Thomas J. Lee is a well-followed, well-respected strategist who’s been top-ranked by Institutional Investor every year since 1998.
He was Morgan Stanley’s Chief Equity Strategist from 2007 to 2014 and is the Managing Partner, Head of Research and a co-founder at Fundstrat Global Advisors.
In short, he’s one of those people worth paying attention to when he speaks, which for Lee is regularly on CNBC and elsewhere.
His latest take on the bull market for stocks is from a demographic perspective.

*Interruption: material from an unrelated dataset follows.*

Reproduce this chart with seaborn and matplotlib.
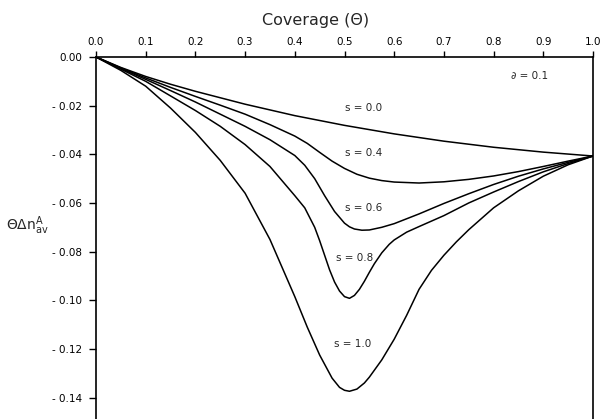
import numpy as np
import pandas as pd
import matplotlib
matplotlib.use("Agg")
import matplotlib.pyplot as plt
import seaborn as sns

# curves: theta -> theta * delta n_av^A
theta_s00 = [0.0, 0.05, 0.1, 0.15, 0.2, 0.3, 0.4, 0.5, 0.6, 0.7, 0.8, 0.9, 1.0]
val_s00 = [0.0, -0.0043, -0.0080, -0.0112, -0.0141, -0.0194, -0.0241, -0.0281,
           -0.0316, -0.0346, -0.0371, -0.0391, -0.0407]

theta_s04 = [0.0, 0.05, 0.1, 0.15, 0.2, 0.25, 0.3, 0.35, 0.4, 0.425, 0.45, 0.475,
             0.5, 0.525, 0.55, 0.575, 0.6, 0.65, 0.7, 0.75, 0.8, 0.85, 0.9, 0.95, 1.0]
val_s04 = [0.0, -0.0045, -0.0086, -0.0125, -0.0162, -0.0198, -0.0235, -0.0278,
           -0.0325, -0.0355, -0.0392, -0.0428, -0.0458, -0.0482, -0.0498,
           -0.0508, -0.0514, -0.0518, -0.0513, -0.0503, -0.0489, -0.0471,
           -0.0450, -0.0428, -0.0407]

theta_s06 = [0.0, 0.05, 0.1, 0.15, 0.2, 0.25, 0.3, 0.35, 0.4, 0.42, 0.44, 0.46,
             0.48, 0.5, 0.51, 0.52, 0.535, 0.55, 0.575, 0.6, 0.65, 0.7, 0.75,
             0.8, 0.85, 0.9, 0.95, 1.0]
val_s06 = [0.0, -0.0047, -0.0092, -0.0138, -0.0185, -0.0235, -0.0285, -0.0340,
           -0.0405, -0.0445, -0.0500, -0.0570, -0.0635, -0.0683, -0.0698,
           -0.0707, -0.0712, -0.0711, -0.0700, -0.0685, -0.0645, -0.0602,
           -0.0562, -0.0524, -0.0490, -0.0460, -0.0433, -0.0407]

theta_s08 = [0.0, 0.05, 0.1, 0.15, 0.2, 0.25, 0.3, 0.35, 0.4, 0.42, 0.44, 0.45,
             0.46, 0.47, 0.48, 0.49, 0.5, 0.51, 0.52, 0.53, 0.54, 0.55, 0.56,
             0.575, 0.59, 0.6, 0.625, 0.65, 0.7, 0.75, 0.8, 0.85, 0.9, 0.95, 1.0]
val_s08 = [0.0, -0.0050, -0.0100, -0.0160, -0.0220, -0.0285, -0.0360, -0.0450,
           -0.0570, -0.0620, -0.0700, -0.0755, -0.0815, -0.0875, -0.0925,
           -0.0962, -0.0985, -0.0992, -0.0980, -0.0955, -0.0922, -0.0885,
           -0.0850, -0.0805, -0.0770, -0.0752, -0.0720, -0.0697, -0.0652,
           -0.0600, -0.0555, -0.0512, -0.0472, -0.0438, -0.0407]

theta_s10 = [0.0, 0.05, 0.1, 0.15, 0.2, 0.25, 0.3, 0.35, 0.4, 0.425, 0.45, 0.475,
             0.49, 0.5, 0.51, 0.525, 0.54, 0.55, 0.575, 0.6, 0.625, 0.65, 0.675,
             0.7, 0.725, 0.75, 0.8, 0.85, 0.9, 0.95, 1.0]
val_s10 = [0.0, -0.0055, -0.0120, -0.0210, -0.0310, -0.0425, -0.0560, -0.0750,
           -0.0985, -0.1110, -0.1225, -0.1320, -0.1358, -0.1370, -0.1374,
           -0.1365, -0.1340, -0.1316, -0.1245, -0.1160, -0.1062, -0.0955,
           -0.0877, -0.0815, -0.0760, -0.0710, -0.0620, -0.0550, -0.0490,
           -0.0443, -0.0407]

curve_names = ["s = 0.0", "s = 0.4", "s = 0.6", "s = 0.8", "s = 1.0"]
label_x = [0.539, 0.538, 0.539, 0.520, 0.517]
label_y = [-0.0210, -0.0393, -0.0620, -0.0826, -0.1180]

x_ticks = [0.0, 0.1, 0.2, 0.3, 0.4, 0.5, 0.6, 0.7, 0.8, 0.9, 1.0]
x_ticklabels = ["0.0", "0.1", "0.2", "0.3", "0.4", "0.5", "0.6", "0.7", "0.8", "0.9", "1.0"]
y_ticks = [0.0, -0.02, -0.04, -0.06, -0.08, -0.10, -0.12, -0.14]
y_ticklabels = ["0.00", "- 0.02", "- 0.04", "- 0.06", "- 0.08", "- 0.10", "- 0.12", "- 0.14"]

frames = []
for name, xs, ys in zip(curve_names,
                        [theta_s00, theta_s04, theta_s06, theta_s08, theta_s10],
                        [val_s00, val_s04, val_s06, val_s08, val_s10]):
    frames.append(pd.DataFrame({"theta": xs, "value": ys, "curve": name}))
df = pd.concat(frames, ignore_index=True)

sns.set_style("ticks")
plt.rcParams["font.family"] = ["DejaVu Sans"]
plt.rcParams["mathtext.fontset"] = "dejavusans"

fig = plt.figure(figsize=(6.02, 4.19), dpi=100)
ax = fig.add_axes([96 / 602, 0.0, 497 / 602, 362 / 419])

sns.lineplot(data=df, x="theta", y="value", units="curve", estimator=None,
             sort=False, color="black", linewidth=1.1, ax=ax)

ax.set_xlim(0, 1)
ax.set_ylim(-0.1488, 0)

ax.xaxis.tick_top()
ax.xaxis.set_label_position("top")
ax.set_xticks(x_ticks)
ax.set_xticklabels(x_ticklabels, fontsize=7.5)
ax.set_yticks(y_ticks)
ax.set_yticklabels(y_ticklabels, fontsize=7.5)
ax.tick_params(axis="x", direction="out", length=4, width=1, pad=3, colors="black")
ax.tick_params(axis="y", direction="out", length=5, width=1, pad=5, colors="black")
ax.set_xlabel("")
ax.set_ylabel("")

ax.spines["bottom"].set_visible(False)
for side in ["top", "left", "right"]:
    ax.spines[side].set_visible(True)
    ax.spines[side].set_linewidth(1.2)
    ax.spines[side].set_color("black")

for name, lx, ly in zip(curve_names, label_x, label_y):
    ax.text(lx, ly, name, fontsize=7.5, ha="center", va="center")
ax.text(0.873, -0.0078, "\u2202 = 0.1", fontsize=7.5, ha="center", va="center")

fig.text(316 / 602, 1 - 21 / 419, "Coverage (\u0398)", fontsize=11.5, ha="center", va="center")
fig.text(27 / 602, 1 - 226 / 419, r"$\mathrm{\Theta\Delta n}^{\mathrm{A}}_{\mathrm{av}}$",
         fontsize=10, ha="center", va="center")

fig.savefig("out.png", dpi=100)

Lee believes millennials could help keep this bull running until 2038. That’s right.
Here are excerpts from a report from Business Insider by Emily Graffeo which lays out Lee’s theory:
Stocks have demonstrated “extreme resilience” in 2020, according to Lee, who thinks they can “still go up a lot.”
In a recent note to clients, Lee broke down four factors factors driving this belief:
(1) Federal support and fiscal policy.
Lee said the Federal Reserve and fiscal policy are providing “massive support” to markets, and thinks Wednesday’s decision to keep rates lower for longer underscores this.
He reiterated the age-old advice “don’t fight the Fed,” but added that economic policy can’t be the sole factor driving stocks higher.
(2) Stocks are more valuable within the current capital structure.
US corporates survived “the most extreme stress test of any of our lifetimes,” during the global pandemic, and largely prospered.
Within the corporate capital structure, stocks have proved to be “more valuable in a time of stress than previously exhibited.”
(3) A global labor shortage.
Lee said the world’s current “structural labor shortage” will be a key driver behind US stocks’ momentum.
He highlighted a chart which shows that since 1930, periods of US labor shortages have consistently led to “parabolic gains” in technology stocks.
The US has been structurally short labour since 2015, and Lee said the world is becoming more reliant on technology to offset this labor supply contraction.
He said technology is likely to become 50% of the S&P 500.
(4) Millennials are driving the US economy — but haven’t “peaked” just yet.
Millennials are the single largest ever generation in the US, but aren’t expected to peak in total size until 2038.
Since 1900, every generational “peak” coincided with a “major market top” of the Dow Jones Industrial Average.
“Hence, 2020 is probably the start of a new bull market that might last 20 years,” Lee concluded.